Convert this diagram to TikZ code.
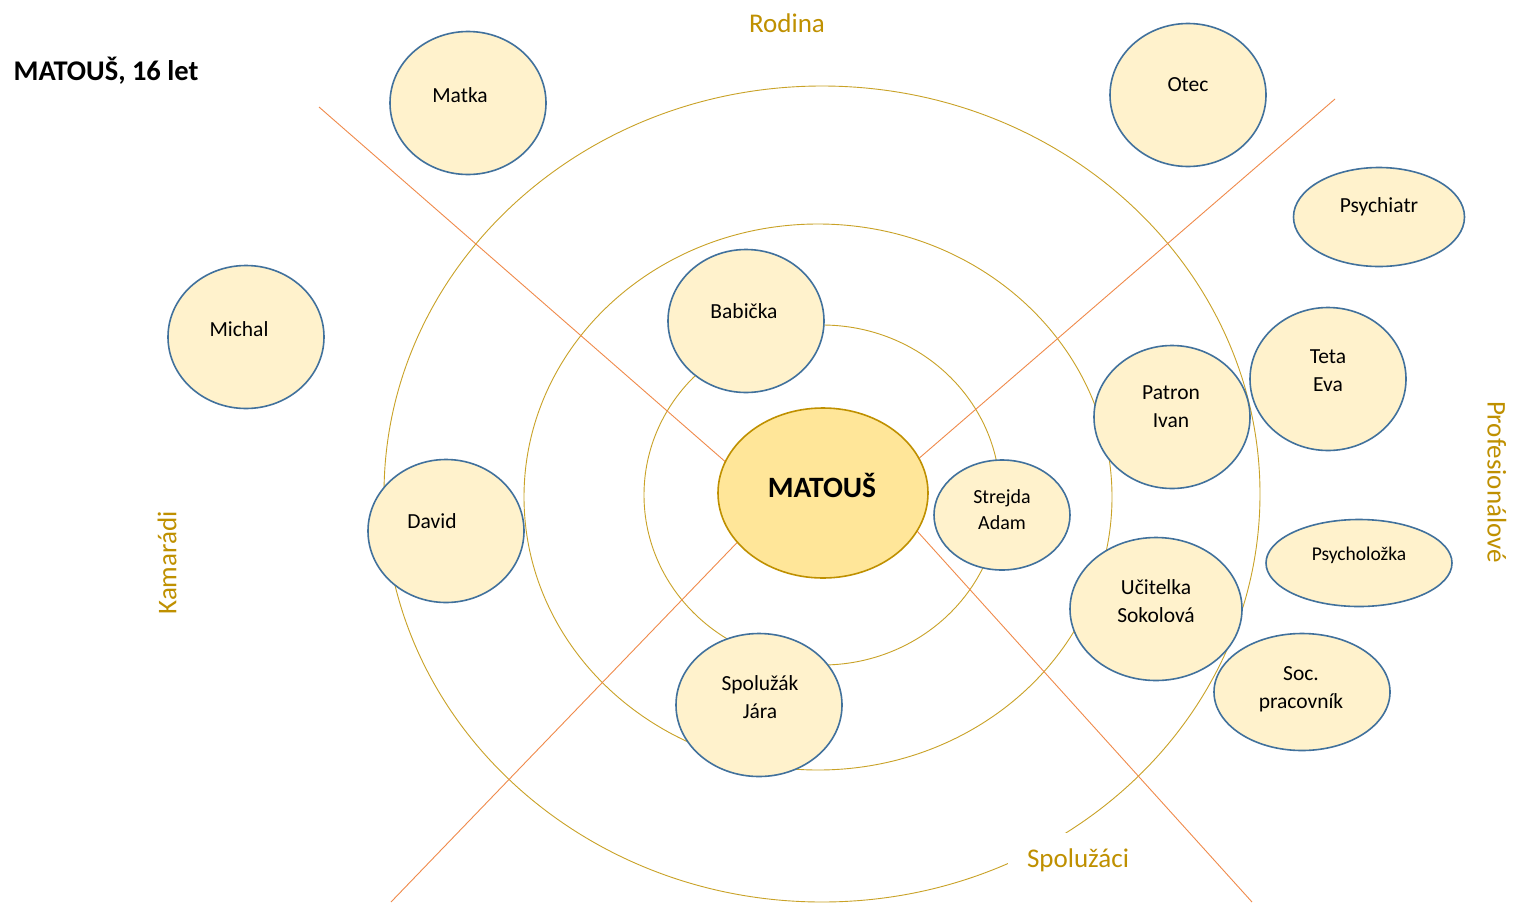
\documentclass[tikz,border=0pt]{standalone}
\usepackage{fontspec}
\setmainfont{Carlito}
\usetikzlibrary{shapes.geometric}
\definecolor{nodefill}{HTML}{FFF2CC}
\definecolor{nodeline}{HTML}{41719C}
\definecolor{egofill}{HTML}{FFE699}
\definecolor{egoline}{HTML}{BF9000}
\definecolor{ring}{HTML}{C9A227}
\definecolor{divider}{HTML}{F08A4B}
\definecolor{sector}{HTML}{BF9000}
\tikzset{
  person/.style={ellipse, draw=nodeline, fill=nodefill, line width=1.6pt, inner sep=0pt},
  ego/.style={ellipse, draw=egoline, fill=egofill, line width=1.6pt, inner sep=0pt},
  ptext/.style={font=\fontsize{21.5}{28}\selectfont, align=center, inner sep=0pt},
  ringline/.style={draw=ring, line width=0.9pt},
  divline/.style={draw=divider, line width=0.9pt},
  sectortext/.style={font=\fontsize{27}{30}\selectfont, text=sector, inner sep=0pt},
}
\begin{document}
\begin{tikzpicture}[x=1pt, y=-1pt]
\useasboundingbox (0,0) rectangle (1518,916);
\fill[white] (0,0) rectangle (1518,916);

% rings
\draw[ringline] (822,495) ellipse [x radius=178, y radius=170];
\draw[ringline] (818,497) ellipse [x radius=294, y radius=273];
\draw[ringline] (822,494) ellipse [x radius=438, y radius=408];

% sector dividers
\coordinate (d1a) at (319,107);  \coordinate (d1b) at (760,492);
\coordinate (d2a) at (1335,99);  \coordinate (d2b) at (880,492);
\coordinate (d3a) at (391,902);  \coordinate (d3b) at (780,498);
\coordinate (d4a) at (1252,902); \coordinate (d4b) at (880,490);
\draw[divline] (d1a) -- (d1b);
\draw[divline] (d2a) -- (d2b);
\draw[divline] (d3a) -- (d3b);
\draw[divline] (d4a) -- (d4b);

% sector labels
\node[sectortext] (rodina) at (787,23) {Rodina};
\node[sectortext, rotate=90] (kamaradi) at (167,563) {Kamarádi};
\node[sectortext, rotate=-90] (prof) at (1497,482) {Profesionálové};
\node[sectortext, fill=white, minimum width=140pt, minimum height=54pt] (spoluzaci) at (1078,860) {};
\node[sectortext] (spoluzacit) at (1078,860) {Spolužáci};

% title
\node[font=\fontsize{28.5}{32}\selectfont\bfseries, inner sep=0pt] (title) at (106,71) {MATOUŠ, 16 let};

% people
\node[person, minimum width=156pt, minimum height=143pt] (matka) at (468,103) {};
\node[ptext] (matkat) at (460,95) {Matka};
\node[person, minimum width=156pt, minimum height=143pt] (otec) at (1188,95) {};
\node[ptext] (otect) at (1188,85) {Otec};
\node[person, minimum width=171pt, minimum height=99pt] (psychiatr) at (1379,217) {};
\node[ptext] (psychiatrt) at (1379,207) {Psychiatr};
\node[person, minimum width=156pt, minimum height=143pt] (michal) at (246,337) {};
\node[ptext] (michalt) at (239,329) {Michal};
\node[person, minimum width=156pt, minimum height=143pt] (babicka) at (746,321) {};
\node[ptext] (babickat) at (744,311) {Babička};
\node[person, minimum width=156pt, minimum height=143pt] (teta) at (1328,379) {};
\node[ptext] (tetat) at (1328,371) {Teta\\Eva};
\node[person, minimum width=156pt, minimum height=143pt] (patron) at (1172,417) {};
\node[ptext] (patront) at (1171,407) {Patron\\Ivan};
\node[person, minimum width=136pt, minimum height=110pt] (strejda) at (1002,515) {};
\node[ptext, font=\fontsize{20}{26}\selectfont] (strejdat) at (1002,510) {Strejda\\Adam};
\node[person, minimum width=186pt, minimum height=87pt] (psycholozka) at (1359,563) {};
\node[ptext, font=\fontsize{19.5}{26}\selectfont] (psycholozkat) at (1359,555) {Psycholožka};
\node[person, minimum width=156pt, minimum height=143pt] (david) at (446,531) {};
\node[ptext] (davidt) at (432,521) {David};
\node[person, minimum width=172pt, minimum height=143pt] (ucitelka) at (1156,609) {};
\node[ptext] (ucitelkat) at (1156,601) {Učitelka\\Sokolová};
\node[person, minimum width=176pt, minimum height=117pt] (soc) at (1302,692) {};
\node[ptext] (soct) at (1301,689) {Soc.\\pracovník};
\node[person, minimum width=166pt, minimum height=143pt] (jara) at (759,705) {};
\node[ptext] (jarat) at (760,697) {Spolužák\\Jára};

% ego
\node[ego, minimum width=210pt, minimum height=170pt] (matous) at (823,493) {};
\node[font=\fontsize{29.5}{32}\selectfont\bfseries, inner sep=0pt] (matoust) at (822,485) {MATOUŠ};
\end{tikzpicture}
\end{document}
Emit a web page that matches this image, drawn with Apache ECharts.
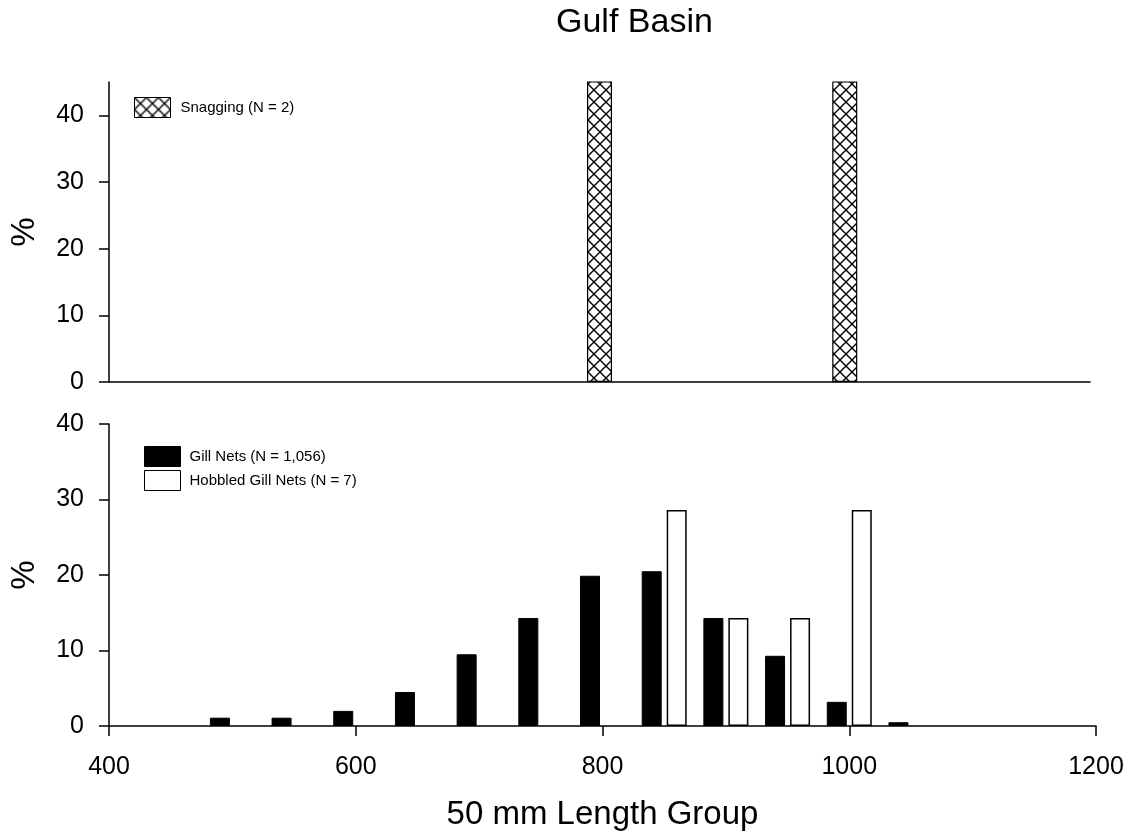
<!DOCTYPE html>
<html>
<head>
<meta charset="utf-8">
<title>Gulf Basin</title>
<script src="https://cdn.jsdelivr.net/npm/echarts@6/dist/echarts.min.js"></script>
<style>
  html, body { margin: 0; padding: 0; background: #fff; }
  #chart { width: 1131px; height: 833px; }
</style>
</head>
<body>
<div id="chart"></div>
<script>
// Length-frequency (%) by 50 mm length group, Gulf Basin
const snagGroups = [800, 1000];
const snagging = [50, 50];

const gillGroups = [500, 550, 600, 650, 700, 750, 800, 850, 900, 950, 1000, 1050];
const gillNets = [1.1, 1.1, 2.0, 4.5, 9.5, 14.3, 19.9, 20.5, 14.3, 9.3, 3.2, 0.5];

const hobbledGroups = [850, 900, 950, 1000];
const hobbledGillNets = [28.6, 14.3, 14.3, 28.6];

const xTicks = [400, 600, 800, 1000, 1200];
const yTicksTop = [0, 10, 20, 30, 40];
const yTicksBottom = [0, 10, 20, 30, 40];

const seriesNames = {
  snag: 'Snagging (N = 2)',
  gill: 'Gill Nets (N = 1,056)',
  hobbled: 'Hobbled Gill Nets (N = 7)'
};

const FONT = "'Liberation Sans', Arial, sans-serif";

// cross-hatch fill used for the snagging bars
function crossHatch(size) {
  const c = document.createElement('canvas');
  c.width = size; c.height = size;
  const g = c.getContext('2d');
  g.fillStyle = '#fff';
  g.fillRect(0, 0, size, size);
  g.strokeStyle = '#000';
  g.lineWidth = 1.4;
  g.beginPath();
  g.moveTo(-1, -1); g.lineTo(size + 1, size + 1);
  g.moveTo(size + 1, -1); g.lineTo(-1, size + 1);
  g.stroke();
  return c;
}
const hatchFill = { image: crossHatch(12), repeat: 'repeat' };

const axisLine = { show: true, lineStyle: { color: '#000', width: 1.5 } };
const tickStyle = { color: '#000', width: 1.5 };
const labelStyle = { color: '#000', fontSize: 25, fontFamily: FONT, formatter: v => String(v) };

function yAxisFor(gridIndex, max, ticks) {
  return {
    type: 'value', gridIndex: gridIndex, min: 0, max: max, interval: 10,
    name: '%', nameLocation: 'middle', nameGap: 68,
    nameTextStyle: { color: '#000', fontSize: 33, fontFamily: FONT },
    axisLine: axisLine,
    axisTick: { show: true, inside: false, length: 10, lineStyle: tickStyle, customValues: ticks },
    axisLabel: Object.assign({ margin: 25, customValues: ticks }, labelStyle),
    splitLine: { show: false }
  };
}

const chart = echarts.init(document.getElementById('chart'), null, { renderer: 'canvas' });

chart.setOption({
  animation: false,
  backgroundColor: '#fff',
  title: {
    text: 'Gulf Basin',
    left: 556, top: 6, padding: 0,
    textStyle: { color: '#000', fontSize: 34, fontWeight: 'normal', fontFamily: FONT }
  },
  legend: [
    {
      data: [seriesNames.snag],
      orient: 'vertical', left: 134, top: 97, padding: 0,
      itemWidth: 36, itemHeight: 20, itemGap: 3,
      selectedMode: false, icon: 'rect',
      itemStyle: { borderColor: '#000', borderWidth: 1 },
      textStyle: { color: '#000', fontSize: 15, fontFamily: FONT, padding: [0, 0, 0, 5] }
    },
    {
      data: [seriesNames.gill, seriesNames.hobbled],
      orient: 'vertical', left: 144, top: 446, padding: 0,
      itemWidth: 36, itemHeight: 20, itemGap: 3,
      selectedMode: false, icon: 'rect',
      itemStyle: { borderColor: '#000', borderWidth: 1 },
      textStyle: { color: '#000', fontSize: 15, fontFamily: FONT, padding: [0, 0, 0, 4] }
    }
  ],
  grid: [
    { left: 108, top: 82, width: 982, height: 300 },
    { left: 108, top: 424, width: 988, height: 302 }
  ],
  xAxis: [
    {
      type: 'value', gridIndex: 0, min: 400, max: 1200, interval: 200,
      axisLine: axisLine,
      axisTick: { show: false },
      axisLabel: { show: false },
      splitLine: { show: false }
    },
    {
      type: 'value', gridIndex: 1, min: 400, max: 1200, interval: 200,
      name: '50 mm Length Group', nameLocation: 'middle', nameGap: 72,
      nameTextStyle: { color: '#000', fontSize: 33, fontFamily: FONT },
      axisLine: axisLine,
      axisTick: { show: true, inside: false, length: 10, lineStyle: tickStyle, customValues: xTicks },
      axisLabel: Object.assign({ margin: 29, customValues: xTicks }, labelStyle),
      splitLine: { show: false }
    }
  ],
  yAxis: [
    yAxisFor(0, 45, yTicksTop),
    yAxisFor(1, 40, yTicksBottom)
  ],
  series: [
    {
      name: seriesNames.snag, type: 'bar',
      xAxisIndex: 0, yAxisIndex: 0,
      barWidth: 25, clip: true,
      itemStyle: { color: hatchFill, borderColor: '#000', borderWidth: 1.2 },
      data: snagGroups.map((g, i) => [g, snagging[i]])
    },
    {
      name: seriesNames.gill, type: 'bar',
      xAxisIndex: 1, yAxisIndex: 1,
      barWidth: 20,
      itemStyle: { color: '#000', borderColor: '#000', borderWidth: 1 },
      data: gillGroups.map((g, i) => [g, gillNets[i]])
    },
    {
      name: seriesNames.hobbled, type: 'bar',
      xAxisIndex: 1, yAxisIndex: 1,
      barWidth: 20, barGap: '25%',
      itemStyle: { color: '#fff', borderColor: '#000', borderWidth: 1.5 },
      data: hobbledGroups.map((g, i) => [g, hobbledGillNets[i]])
    }
  ]
});
</script>
</body>
</html>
• • •
**Goal of the exercise**
Both the line containing "Emit a web page" and the line containing "const hobbledGillNets = [28.6, 14.3, 14.3, 28.6];" belong in the copy, along with every line between them. Reproduce that stretch exactly, without the pictures.

**Solution to this problem**
Emit a web page that matches this image, drawn with Apache ECharts.
<!DOCTYPE html>
<html>
<head>
<meta charset="utf-8">
<title>Gulf Basin</title>
<script src="https://cdn.jsdelivr.net/npm/echarts@6/dist/echarts.min.js"></script>
<style>
  html, body { margin: 0; padding: 0; background: #fff; }
  #chart { width: 1131px; height: 833px; }
</style>
</head>
<body>
<div id="chart"></div>
<script>
// Length-frequency (%) by 50 mm length group, Gulf Basin
const snagGroups = [800, 1000];
const snagging = [50, 50];

const gillGroups = [500, 550, 600, 650, 700, 750, 800, 850, 900, 950, 1000, 1050];
const gillNets = [1.1, 1.1, 2.0, 4.5, 9.5, 14.3, 19.9, 20.5, 14.3, 9.3, 3.2, 0.5];

const hobbledGroups = [850, 900, 950, 1000];
const hobbledGillNets = [28.6, 14.3, 14.3, 28.6];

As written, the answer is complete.